AVAILABLE DATA =>

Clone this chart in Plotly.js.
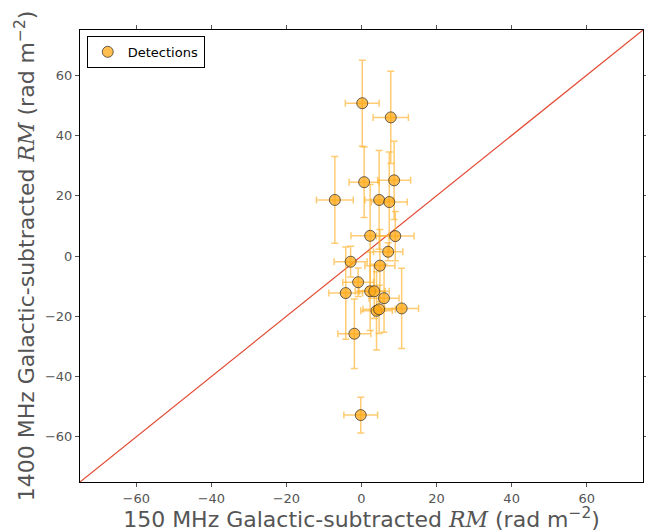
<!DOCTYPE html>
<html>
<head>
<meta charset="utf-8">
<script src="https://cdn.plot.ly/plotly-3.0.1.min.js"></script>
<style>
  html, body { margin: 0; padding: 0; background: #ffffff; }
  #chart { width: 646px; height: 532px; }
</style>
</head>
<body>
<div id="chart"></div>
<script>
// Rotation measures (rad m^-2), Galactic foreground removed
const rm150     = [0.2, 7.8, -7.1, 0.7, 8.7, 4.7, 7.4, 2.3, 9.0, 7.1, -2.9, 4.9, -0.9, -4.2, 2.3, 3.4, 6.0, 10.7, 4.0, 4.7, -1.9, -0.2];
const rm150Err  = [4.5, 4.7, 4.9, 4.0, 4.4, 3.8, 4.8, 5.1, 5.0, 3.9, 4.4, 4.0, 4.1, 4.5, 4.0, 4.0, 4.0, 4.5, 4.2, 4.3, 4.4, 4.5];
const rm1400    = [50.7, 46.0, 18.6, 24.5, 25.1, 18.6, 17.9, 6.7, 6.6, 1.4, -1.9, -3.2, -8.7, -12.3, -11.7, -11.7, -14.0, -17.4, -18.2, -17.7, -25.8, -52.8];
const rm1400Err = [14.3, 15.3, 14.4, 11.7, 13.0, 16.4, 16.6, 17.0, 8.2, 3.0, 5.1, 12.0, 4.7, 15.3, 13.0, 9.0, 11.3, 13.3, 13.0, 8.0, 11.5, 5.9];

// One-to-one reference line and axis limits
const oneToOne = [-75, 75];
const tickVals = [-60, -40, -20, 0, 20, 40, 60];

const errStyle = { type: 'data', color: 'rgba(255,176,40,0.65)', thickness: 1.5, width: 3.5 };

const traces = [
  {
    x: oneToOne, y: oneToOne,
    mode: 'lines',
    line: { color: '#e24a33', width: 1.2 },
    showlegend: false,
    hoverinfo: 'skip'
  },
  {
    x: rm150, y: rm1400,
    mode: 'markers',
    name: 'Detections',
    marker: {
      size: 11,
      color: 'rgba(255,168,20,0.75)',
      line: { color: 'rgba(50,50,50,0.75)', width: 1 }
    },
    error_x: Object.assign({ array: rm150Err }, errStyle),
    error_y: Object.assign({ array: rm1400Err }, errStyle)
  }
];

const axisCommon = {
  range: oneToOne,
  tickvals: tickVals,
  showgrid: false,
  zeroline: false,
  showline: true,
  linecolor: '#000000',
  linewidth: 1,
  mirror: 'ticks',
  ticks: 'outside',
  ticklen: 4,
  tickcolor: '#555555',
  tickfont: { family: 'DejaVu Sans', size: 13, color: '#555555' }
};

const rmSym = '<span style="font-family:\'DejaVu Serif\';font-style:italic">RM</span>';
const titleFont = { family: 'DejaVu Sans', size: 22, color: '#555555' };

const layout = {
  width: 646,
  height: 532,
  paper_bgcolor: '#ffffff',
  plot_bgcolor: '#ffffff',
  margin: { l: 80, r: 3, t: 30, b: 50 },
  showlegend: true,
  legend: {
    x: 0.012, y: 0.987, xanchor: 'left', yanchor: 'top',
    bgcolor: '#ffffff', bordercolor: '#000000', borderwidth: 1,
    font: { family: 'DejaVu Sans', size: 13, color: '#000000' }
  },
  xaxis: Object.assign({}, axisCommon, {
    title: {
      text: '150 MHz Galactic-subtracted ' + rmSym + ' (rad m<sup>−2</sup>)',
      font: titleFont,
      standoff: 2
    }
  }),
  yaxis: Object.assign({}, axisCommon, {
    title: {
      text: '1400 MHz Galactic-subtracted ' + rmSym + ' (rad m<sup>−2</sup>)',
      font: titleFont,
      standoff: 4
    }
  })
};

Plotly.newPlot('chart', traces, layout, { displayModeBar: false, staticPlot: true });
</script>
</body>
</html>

WHAT IS NEEDED =>
Reproduce the material above in full and without alteration, but skip all pictures.

RESPONSE FOR THIS EXERCISE =>
Clone this chart in Plotly.js.
<!DOCTYPE html>
<html>
<head>
<meta charset="utf-8">
<script src="https://cdn.plot.ly/plotly-3.0.1.min.js"></script>
<style>
  html, body { margin: 0; padding: 0; background: #ffffff; }
  #chart { width: 646px; height: 532px; }
</style>
</head>
<body>
<div id="chart"></div>
<script>
// Rotation measures (rad m^-2), Galactic foreground removed
const rm150     = [0.2, 7.8, -7.1, 0.7, 8.7, 4.7, 7.4, 2.3, 9.0, 7.1, -2.9, 4.9, -0.9, -4.2, 2.3, 3.4, 6.0, 10.7, 4.0, 4.7, -1.9, -0.2];
const rm150Err  = [4.5, 4.7, 4.9, 4.0, 4.4, 3.8, 4.8, 5.1, 5.0, 3.9, 4.4, 4.0, 4.1, 4.5, 4.0, 4.0, 4.0, 4.5, 4.2, 4.3, 4.4, 4.5];
const rm1400    = [50.7, 46.0, 18.6, 24.5, 25.1, 18.6, 17.9, 6.7, 6.6, 1.4, -1.9, -3.2, -8.7, -12.3, -11.7, -11.7, -14.0, -17.4, -18.2, -17.7, -25.8, -52.8];
const rm1400Err = [14.3, 15.3, 14.4, 11.7, 13.0, 16.4, 16.6, 17.0, 8.2, 3.0, 5.1, 12.0, 4.7, 15.3, 13.0, 9.0, 11.3, 13.3, 13.0, 8.0, 11.5, 5.9];

// One-to-one reference line and axis limits
const oneToOne = [-75, 75];
const tickVals = [-60, -40, -20, 0, 20, 40, 60];

const errStyle = { type: 'data', color: 'rgba(255,176,40,0.65)', thickness: 1.5, width: 3.5 };

const traces = [
  {
    x: oneToOne, y: oneToOne,
    mode: 'lines',
    line: { color: '#e24a33', width: 1.2 },
    showlegend: false,
    hoverinfo: 'skip'
  },
  {
    x: rm150, y: rm1400,
    mode: 'markers',
    name: 'Detections',
    marker: {
      size: 11,
      color: 'rgba(255,168,20,0.75)',
      line: { color: 'rgba(50,50,50,0.75)', width: 1 }
    },
    error_x: Object.assign({ array: rm150Err }, errStyle),
    error_y: Object.assign({ array: rm1400Err }, errStyle)
  }
];

const axisCommon = {
  range: oneToOne,
  tickvals: tickVals,
  showgrid: false,
  zeroline: false,
  showline: true,
  linecolor: '#000000',
  linewidth: 1,
  mirror: 'ticks',
  ticks: 'outside',
  ticklen: 4,
  tickcolor: '#555555',
  tickfont: { family: 'DejaVu Sans', size: 13, color: '#555555' }
};

const rmSym = '<span style="font-family:\'DejaVu Serif\';font-style:italic">RM</span>';
const titleFont = { family: 'DejaVu Sans', size: 22, color: '#555555' };

const layout = {
  width: 646,
  height: 532,
  paper_bgcolor: '#ffffff',
  plot_bgcolor: '#ffffff',
  margin: { l: 80, r: 3, t: 30, b: 50 },
  showlegend: true,
  legend: {
    x: 0.012, y: 0.987, xanchor: 'left', yanchor: 'top',
    bgcolor: '#ffffff', bordercolor: '#000000', borderwidth: 1,
    font: { family: 'DejaVu Sans', size: 13, color: '#000000' }
  },
  xaxis: Object.assign({}, axisCommon, {
    title: {
      text: '150 MHz Galactic-subtracted ' + rmSym + ' (rad m<sup>−2</sup>)',
      font: titleFont,
      standoff: 2
    }
  }),
  yaxis: Object.assign({}, axisCommon, {
    title: {
      text: '1400 MHz Galactic-subtracted ' + rmSym + ' (rad m<sup>−2</sup>)',
      font: titleFont,
      standoff: 4
    }
  })
};

Plotly.newPlot('chart', traces, layout, { displayModeBar: false, staticPlot: true });
</script>
</body>
</html>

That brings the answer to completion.